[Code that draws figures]
* * * * * * *

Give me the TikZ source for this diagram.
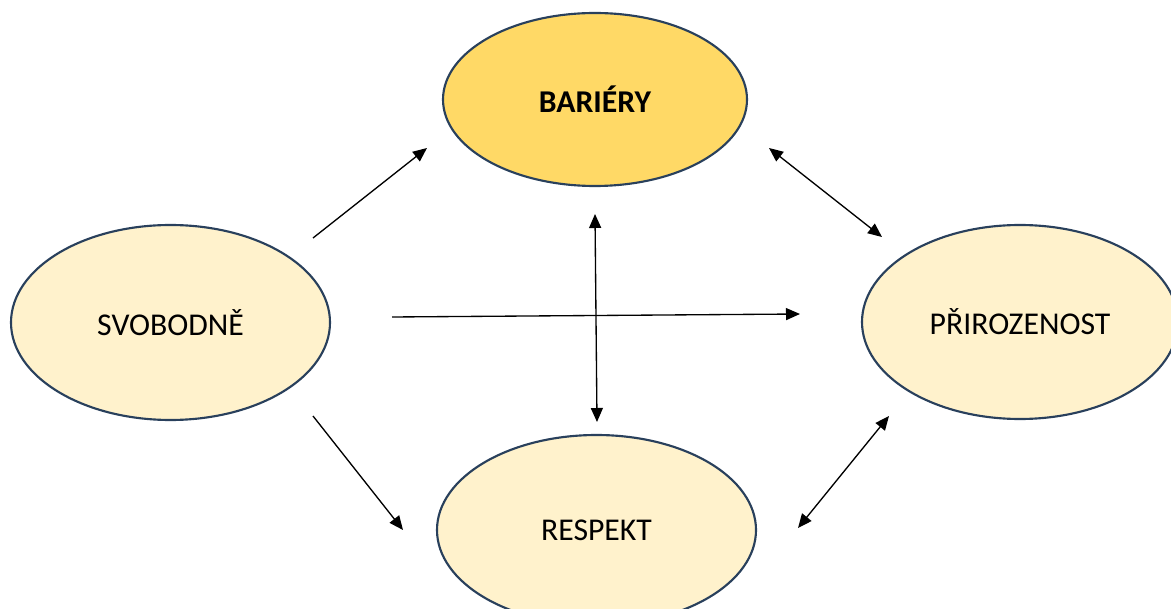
\documentclass[tikz,border=0pt]{standalone}
\usepackage{fontspec}
\setmainfont{Carlito}
\usetikzlibrary{shapes.geometric,arrows.meta}

\newlength{\du}
\setlength{\du}{0.75pt}

\definecolor{dialinecolor}{rgb}{0.000000, 0.000000, 0.000000}
\definecolor{edgecolor}{rgb}{0.160000, 0.250000, 0.360000}
\definecolor{goldfill}{rgb}{1.000000, 0.851000, 0.400000}
\definecolor{creamfill}{rgb}{1.000000, 0.949000, 0.800000}

\tikzset{
  oval/.style={ellipse, draw=edgecolor, line width=1.6pt, fill=creamfill,
    inner sep=0pt, font=\fontsize{23.8}{28}\selectfont},
  link/.style={draw=dialinecolor, line width=1pt,
    -{Triangle[length=10.5pt,width=9pt]}},
  dlink/.style={draw=dialinecolor, line width=1pt,
    {Triangle[length=10.5pt,width=9pt]}-{Triangle[length=10.5pt,width=9pt]}}
}

\begin{document}
\begin{tikzpicture}[yscale=-1]
\useasboundingbox (0\du,0\du) rectangle (1171\du,609\du);
\clip (0\du,0\du) rectangle (1171\du,609\du);
% ovals
\node[oval, fill=goldfill, minimum width=304\du, minimum height=173\du,
  font=\fontsize{23.8}{28}\selectfont\bfseries] (bariery) at (595\du,99.5\du){BARIÉRY};
\node[oval, minimum width=319\du, minimum height=195\du] (svobodne) at (170.5\du,322.5\du){SVOBODNĚ};
\node[oval, minimum width=316\du, minimum height=194\du] (prirozenost) at (1020\du,322\du){PŘIROZENOST};
\node[oval, minimum width=319\du, minimum height=190\du] (respekt) at (596.5\du,530\du){RESPEKT};
% arrow ends
\coordinate (sb1) at (313\du,238\du);
\coordinate (sb2) at (427\du,148\du);
\coordinate (sp1) at (392\du,317\du);
\coordinate (sp2) at (800\du,314\du);
\coordinate (sr1) at (313\du,416\du);
\coordinate (sr2) at (403\du,530\du);
\coordinate (br1) at (595\du,214\du);
\coordinate (br2) at (597\du,422\du);
\coordinate (bp1) at (769\du,148\du);
\coordinate (bp2) at (882\du,237\du);
\coordinate (rp1) at (798\du,528\du);
\coordinate (rp2) at (889\du,416\du);
% arrows
\draw[link] (sb1)--(sb2);
\draw[link] (sp1)--(sp2);
\draw[link] (sr1)--(sr2);
\draw[dlink] (br1)--(br2);
\draw[dlink] (bp1)--(bp2);
\draw[dlink] (rp1)--(rp2);
\end{tikzpicture}
\end{document}
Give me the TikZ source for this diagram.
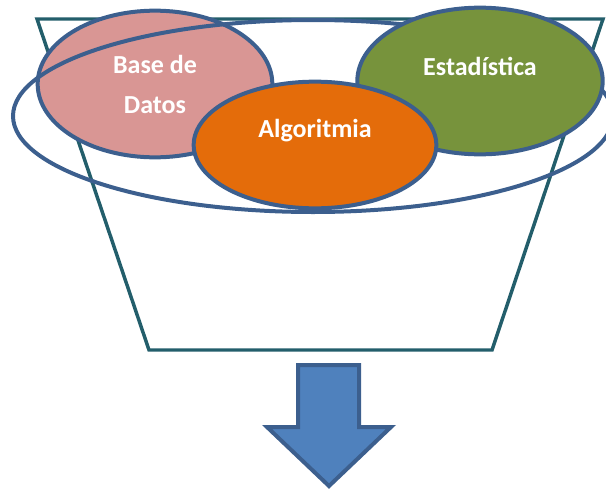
\documentclass[tikz,border=0pt]{standalone}
\usepackage{fontspec}
\setmainfont{Carlito}
\usetikzlibrary{shapes.geometric}
\usetikzlibrary{positioning}
\definecolor{pinkfill}{HTML}{D99694}
\definecolor{greenfill}{HTML}{77933C}
\definecolor{orangefill}{HTML}{E46C0A}
\definecolor{rimblue}{HTML}{3C5F8E}
\definecolor{funnelteal}{HTML}{235E6B}
\definecolor{arrowfill}{HTML}{4F81BD}
\tikzset{area/.style = {ellipse, draw = rimblue, line width = 3pt, inner sep = 0pt},
         lbl/.style = {text = white, font = \bfseries\fontsize{19.5}{30}\selectfont,
                       align = center, inner sep = 0pt}}

\begin{document}
\begin{tikzpicture}[x=0.75pt, y=-0.75pt]
      \useasboundingbox (0, 0) rectangle (606, 489);

      % funnel
      \draw [funnelteal, line width = 2.6pt, line join = miter]
      (37, 19) -- (603, 19) -- (492, 350) -- (149, 350) -- cycle;

      \node [area, fill = pinkfill, minimum width = 176pt, minimum height = 110pt]
        (bd) at (155, 84) {};
      \node [area, minimum width = 450pt, minimum height = 144pt]
        (all) at (313, 116) {};
      \node [area, fill = greenfill, minimum width = 184pt, minimum height = 110pt]
        (est) at (480, 81) {};
      \node [area, fill = orangefill, minimum width = 182pt, minimum height = 95pt]
        (alg) at (315, 145) {};

      \node [lbl] (bdtext) at (bd.center) {Base de\\Datos};
      \node [lbl, yshift = 11pt] (esttext) at (est.center) {Estadística};
      \node [lbl, yshift = 11pt] (algtext) at (alg.center) {Algoritmia};

      % output arrow
      \draw [draw = rimblue, fill = arrowfill, line width = 3pt, line join = miter]
      (298, 365) -- (359, 365) -- (359, 427) -- (391, 427) -- (329, 486) --
      (267, 427) -- (298, 427) -- cycle;
\end{tikzpicture}
\end{document}
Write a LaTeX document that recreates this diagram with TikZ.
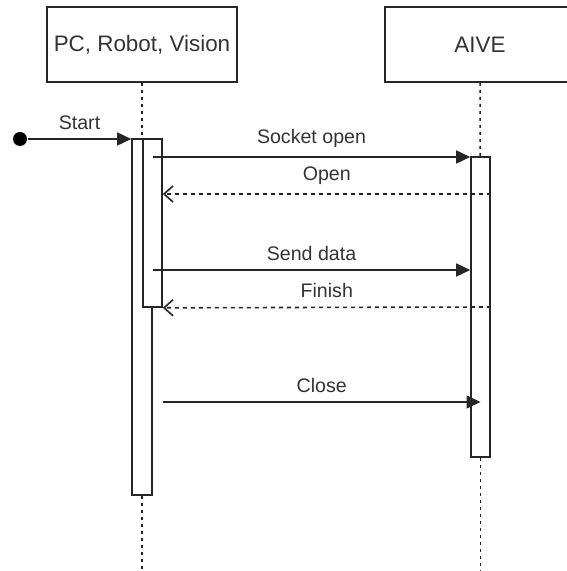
\documentclass[tikz,border=0pt]{standalone}
\usepackage{fontspec}
\setmainfont{Liberation Sans}
\usetikzlibrary{arrows.meta,fit}

\begin{document}
\begin{tikzpicture}[x=0.5pt,y=-0.5pt,line width=0.8pt,
	head/.style={draw=black!85,minimum width=95pt,minimum height=37.5pt,inner sep=0pt,text=black!80,font=\fontsize{11.2}{13}\selectfont},
	bar/.style={draw=black!85,fill=white,inner sep=0pt},
	life/.style={draw=black!85,dash pattern=on 1.5pt off 2pt},
	call/.style={draw=black!85,-{Triangle[length=7pt,width=6.5pt]}},
	reply/.style={draw=black!85,dash pattern=on 2pt off 2pt,-{Straight Barb[length=4.5pt,width=8pt]}},
	lbl/.style={text=black!80,font=\fontsize{9.8}{12}\selectfont,inner sep=1pt,above=3.5pt}]
	\useasboundingbox (0,0) rectangle (566,571);
	% lifeline heads
	\node[head] (pc) at (142,44.5) {PC, Robot, Vision};
	\node[head] (aive) at (480,44.5) {AIVE};
	% message rows
	\coordinate (r1) at (0,157);
	\coordinate (r2) at (0,194);
	\coordinate (r3) at (0,270);
	\coordinate (r4) at (0,307);
	\coordinate (r5) at (0,402);
	\coordinate (bot) at (0,571);
	% activations
	\node[bar,fit={(132,139) (152,495)}] (outer) {};
	\node[bar,fit={(143,139) (162,307)}] (inner) {};
	\node[bar,fit={(471,157) (490,457)}] (act) {};
	\draw[life] (pc) -- (outer);
	\draw[life] (outer.south) -- (outer.south |- bot);
	\draw[life] (aive) -- (act);
	\draw[life] (act.south) -- (act.south |- bot);
	% messages
	\node[circle,fill=black,inner sep=0pt,minimum size=7pt] (start) at (20,139) {};
	\draw[call] (start) -- (outer.west |- start) node[lbl,midway] {Start};
	\draw[call] (outer.east |- r1) -- (act.west |- r1) node[lbl,midway] {Socket open};
	\draw[reply] (act.east |- r2) -- (inner.east |- r2) node[lbl,midway] {Open};
	\draw[call] (outer.east |- r3) -- (act.west |- r3) node[lbl,midway] {Send data};
	\draw[reply] (act.east |- r4) -- (inner.south east) node[lbl,midway] {Finish};
	\draw[call] (inner.east |- r5) -- (act.center |- r5) node[lbl,midway] {Close};
\end{tikzpicture}
\end{document}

* * * * * * *

- [SHORT PROBLEM] Write out the entries above word for word. Do not include the pictures.

- [PROBLEM SOLUTION]
Give me the TikZ source for this diagram.
\documentclass[tikz,border=0pt]{standalone}
\usepackage{fontspec}
\setmainfont{Carlito}
\usetikzlibrary{shapes.geometric,arrows.meta}

\newlength{\du}
\setlength{\du}{0.75pt}

\definecolor{dialinecolor}{rgb}{0.000000, 0.000000, 0.000000}
\definecolor{edgecolor}{rgb}{0.160000, 0.250000, 0.360000}
\definecolor{goldfill}{rgb}{1.000000, 0.851000, 0.400000}
\definecolor{creamfill}{rgb}{1.000000, 0.949000, 0.800000}

\tikzset{
  oval/.style={ellipse, draw=edgecolor, line width=1.6pt, fill=creamfill,
    inner sep=0pt, font=\fontsize{23.8}{28}\selectfont},
  link/.style={draw=dialinecolor, line width=1pt,
    -{Triangle[length=10.5pt,width=9pt]}},
  dlink/.style={draw=dialinecolor, line width=1pt,
    {Triangle[length=10.5pt,width=9pt]}-{Triangle[length=10.5pt,width=9pt]}}
}

\begin{document}
\begin{tikzpicture}[yscale=-1]
\useasboundingbox (0\du,0\du) rectangle (1171\du,609\du);
\clip (0\du,0\du) rectangle (1171\du,609\du);
% ovals
\node[oval, fill=goldfill, minimum width=304\du, minimum height=173\du,
  font=\fontsize{23.8}{28}\selectfont\bfseries] (bariery) at (595\du,99.5\du){BARIÉRY};
\node[oval, minimum width=319\du, minimum height=195\du] (svobodne) at (170.5\du,322.5\du){SVOBODNĚ};
\node[oval, minimum width=316\du, minimum height=194\du] (prirozenost) at (1020\du,322\du){PŘIROZENOST};
\node[oval, minimum width=319\du, minimum height=190\du] (respekt) at (596.5\du,530\du){RESPEKT};
% arrow ends
\coordinate (sb1) at (313\du,238\du);
\coordinate (sb2) at (427\du,148\du);
\coordinate (sp1) at (392\du,317\du);
\coordinate (sp2) at (800\du,314\du);
\coordinate (sr1) at (313\du,416\du);
\coordinate (sr2) at (403\du,530\du);
\coordinate (br1) at (595\du,214\du);
\coordinate (br2) at (597\du,422\du);
\coordinate (bp1) at (769\du,148\du);
\coordinate (bp2) at (882\du,237\du);
\coordinate (rp1) at (798\du,528\du);
\coordinate (rp2) at (889\du,416\du);
% arrows
\draw[link] (sb1)--(sb2);
\draw[link] (sp1)--(sp2);
\draw[link] (sr1)--(sr2);
\draw[dlink] (br1)--(br2);
\draw[dlink] (bp1)--(bp2);
\draw[dlink] (rp1)--(rp2);
\end{tikzpicture}
\end{document}
Give me the TikZ source for this diagram.
\documentclass[tikz,border=0pt]{standalone}
\usepackage{fontspec}
\setmainfont{Carlito}
\usetikzlibrary{shapes.geometric}
\usetikzlibrary{positioning}
\definecolor{pinkfill}{HTML}{D99694}
\definecolor{greenfill}{HTML}{77933C}
\definecolor{orangefill}{HTML}{E46C0A}
\definecolor{rimblue}{HTML}{3C5F8E}
\definecolor{funnelteal}{HTML}{235E6B}
\definecolor{arrowfill}{HTML}{4F81BD}
\tikzset{area/.style = {ellipse, draw = rimblue, line width = 3pt, inner sep = 0pt},
         lbl/.style = {text = white, font = \bfseries\fontsize{19.5}{30}\selectfont,
                       align = center, inner sep = 0pt}}

\begin{document}
\begin{tikzpicture}[x=0.75pt, y=-0.75pt]
      \useasboundingbox (0, 0) rectangle (606, 489);

      % funnel
      \draw [funnelteal, line width = 2.6pt, line join = miter]
      (37, 19) -- (603, 19) -- (492, 350) -- (149, 350) -- cycle;

      \node [area, fill = pinkfill, minimum width = 176pt, minimum height = 110pt]
        (bd) at (155, 84) {};
      \node [area, minimum width = 450pt, minimum height = 144pt]
        (all) at (313, 116) {};
      \node [area, fill = greenfill, minimum width = 184pt, minimum height = 110pt]
        (est) at (480, 81) {};
      \node [area, fill = orangefill, minimum width = 182pt, minimum height = 95pt]
        (alg) at (315, 145) {};

      \node [lbl] (bdtext) at (bd.center) {Base de\\Datos};
      \node [lbl, yshift = 11pt] (esttext) at (est.center) {Estadística};
      \node [lbl, yshift = 11pt] (algtext) at (alg.center) {Algoritmia};

      % output arrow
      \draw [draw = rimblue, fill = arrowfill, line width = 3pt, line join = miter]
      (298, 365) -- (359, 365) -- (359, 427) -- (391, 427) -- (329, 486) --
      (267, 427) -- (298, 427) -- cycle;
\end{tikzpicture}
\end{document}
Write a LaTeX document that recreates this diagram with TikZ.
\documentclass[tikz,border=0pt]{standalone}
\usepackage{fontspec}
\setmainfont{Liberation Sans}
\usetikzlibrary{arrows.meta,fit}

\begin{document}
\begin{tikzpicture}[x=0.5pt,y=-0.5pt,line width=0.8pt,
	head/.style={draw=black!85,minimum width=95pt,minimum height=37.5pt,inner sep=0pt,text=black!80,font=\fontsize{11.2}{13}\selectfont},
	bar/.style={draw=black!85,fill=white,inner sep=0pt},
	life/.style={draw=black!85,dash pattern=on 1.5pt off 2pt},
	call/.style={draw=black!85,-{Triangle[length=7pt,width=6.5pt]}},
	reply/.style={draw=black!85,dash pattern=on 2pt off 2pt,-{Straight Barb[length=4.5pt,width=8pt]}},
	lbl/.style={text=black!80,font=\fontsize{9.8}{12}\selectfont,inner sep=1pt,above=3.5pt}]
	\useasboundingbox (0,0) rectangle (566,571);
	% lifeline heads
	\node[head] (pc) at (142,44.5) {PC, Robot, Vision};
	\node[head] (aive) at (480,44.5) {AIVE};
	% message rows
	\coordinate (r1) at (0,157);
	\coordinate (r2) at (0,194);
	\coordinate (r3) at (0,270);
	\coordinate (r4) at (0,307);
	\coordinate (r5) at (0,402);
	\coordinate (bot) at (0,571);
	% activations
	\node[bar,fit={(132,139) (152,495)}] (outer) {};
	\node[bar,fit={(143,139) (162,307)}] (inner) {};
	\node[bar,fit={(471,157) (490,457)}] (act) {};
	\draw[life] (pc) -- (outer);
	\draw[life] (outer.south) -- (outer.south |- bot);
	\draw[life] (aive) -- (act);
	\draw[life] (act.south) -- (act.south |- bot);
	% messages
	\node[circle,fill=black,inner sep=0pt,minimum size=7pt] (start) at (20,139) {};
	\draw[call] (start) -- (outer.west |- start) node[lbl,midway] {Start};
	\draw[call] (outer.east |- r1) -- (act.west |- r1) node[lbl,midway] {Socket open};
	\draw[reply] (act.east |- r2) -- (inner.east |- r2) node[lbl,midway] {Open};
	\draw[call] (outer.east |- r3) -- (act.west |- r3) node[lbl,midway] {Send data};
	\draw[reply] (act.east |- r4) -- (inner.south east) node[lbl,midway] {Finish};
	\draw[call] (inner.east |- r5) -- (act.center |- r5) node[lbl,midway] {Close};
\end{tikzpicture}
\end{document}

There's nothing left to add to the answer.